There is clearly greater scope for the Minister to designate payment systems. However, there is no indication of when this power will be used, apart from the national interest considerations discussed above.

Legislative design principles

We prepared a report on streamlining regulation relating to the Australian Law Reform Commission (ALRC) Review of the Legislative Framework for Corporations and Financial Services Regulation. Our report was lodged with the ALRC by IAG as part of its submission on ALRC Interim Report B in December 2022.In that Report, we identified certain design principles for regulatory regimes including:

  • regulation by principles-based legislation setting out the norms of conduct regulated entities are required to comply with
  • empowering the regulator to make rules after appropriate consultation to impose specific requirements to provide certainty and clarity where the statutory principles required elaboration
  • any rule making power or body should be subject to appropriate oversight. 

In a sense, the Bill and the PSR Act implement an aspect of this approach by not taking a prescriptive approach to regulation and conferring a wide rule-making power on nominated regulators.
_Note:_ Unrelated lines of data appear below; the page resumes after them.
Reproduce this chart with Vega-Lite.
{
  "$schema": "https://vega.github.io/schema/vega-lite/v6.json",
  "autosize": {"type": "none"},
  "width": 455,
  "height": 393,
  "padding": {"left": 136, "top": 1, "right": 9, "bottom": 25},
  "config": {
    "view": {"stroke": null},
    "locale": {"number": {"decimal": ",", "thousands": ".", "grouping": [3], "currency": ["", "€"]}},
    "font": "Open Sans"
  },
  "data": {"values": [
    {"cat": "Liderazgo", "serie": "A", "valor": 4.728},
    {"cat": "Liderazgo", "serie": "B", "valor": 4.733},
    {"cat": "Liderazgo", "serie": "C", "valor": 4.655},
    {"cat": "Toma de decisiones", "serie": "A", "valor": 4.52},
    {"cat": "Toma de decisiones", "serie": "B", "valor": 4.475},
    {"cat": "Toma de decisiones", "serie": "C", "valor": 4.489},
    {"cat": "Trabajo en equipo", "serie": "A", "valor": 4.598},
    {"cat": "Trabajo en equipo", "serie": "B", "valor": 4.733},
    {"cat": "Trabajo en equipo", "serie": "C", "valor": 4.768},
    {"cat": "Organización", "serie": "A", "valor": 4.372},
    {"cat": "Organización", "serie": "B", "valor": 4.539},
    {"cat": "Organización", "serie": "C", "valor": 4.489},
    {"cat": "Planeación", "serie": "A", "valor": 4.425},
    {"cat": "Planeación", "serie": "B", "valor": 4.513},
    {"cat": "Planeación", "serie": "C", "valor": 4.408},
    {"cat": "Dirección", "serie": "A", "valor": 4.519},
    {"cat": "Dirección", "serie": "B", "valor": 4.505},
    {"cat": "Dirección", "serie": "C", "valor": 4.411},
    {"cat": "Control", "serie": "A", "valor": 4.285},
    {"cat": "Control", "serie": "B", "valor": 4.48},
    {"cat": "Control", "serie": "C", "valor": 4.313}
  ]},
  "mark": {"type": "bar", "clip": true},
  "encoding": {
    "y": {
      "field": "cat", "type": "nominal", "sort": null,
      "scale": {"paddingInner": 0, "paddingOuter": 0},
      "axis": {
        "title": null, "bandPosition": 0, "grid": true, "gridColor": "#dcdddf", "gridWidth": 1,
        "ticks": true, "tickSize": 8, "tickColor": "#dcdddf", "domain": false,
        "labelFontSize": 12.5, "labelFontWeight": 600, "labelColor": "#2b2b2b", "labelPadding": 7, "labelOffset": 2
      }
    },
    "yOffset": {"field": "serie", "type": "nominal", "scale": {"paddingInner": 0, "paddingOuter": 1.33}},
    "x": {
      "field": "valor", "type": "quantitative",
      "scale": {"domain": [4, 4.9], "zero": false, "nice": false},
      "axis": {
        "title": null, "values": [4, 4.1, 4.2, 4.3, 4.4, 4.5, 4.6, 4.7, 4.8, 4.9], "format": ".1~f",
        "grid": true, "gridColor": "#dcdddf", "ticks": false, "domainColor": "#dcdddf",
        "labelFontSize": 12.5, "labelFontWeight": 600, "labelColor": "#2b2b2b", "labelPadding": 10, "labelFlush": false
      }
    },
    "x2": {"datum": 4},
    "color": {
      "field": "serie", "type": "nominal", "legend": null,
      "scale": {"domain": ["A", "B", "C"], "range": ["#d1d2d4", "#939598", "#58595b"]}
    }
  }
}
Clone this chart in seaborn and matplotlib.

However, the design principles we have proposed reflect a need for a coherent approach to regulation with principles set by Parliament and consultation and oversight a key component of a well-governed system. In contrast, the regime established in the PSR Act by the Bill is effectively a form of regulation by executive fiat with very limited oversight. We believe that responsive regulation is not inherently inconsistent with appropriate checks and balances on the use of regulatory powers.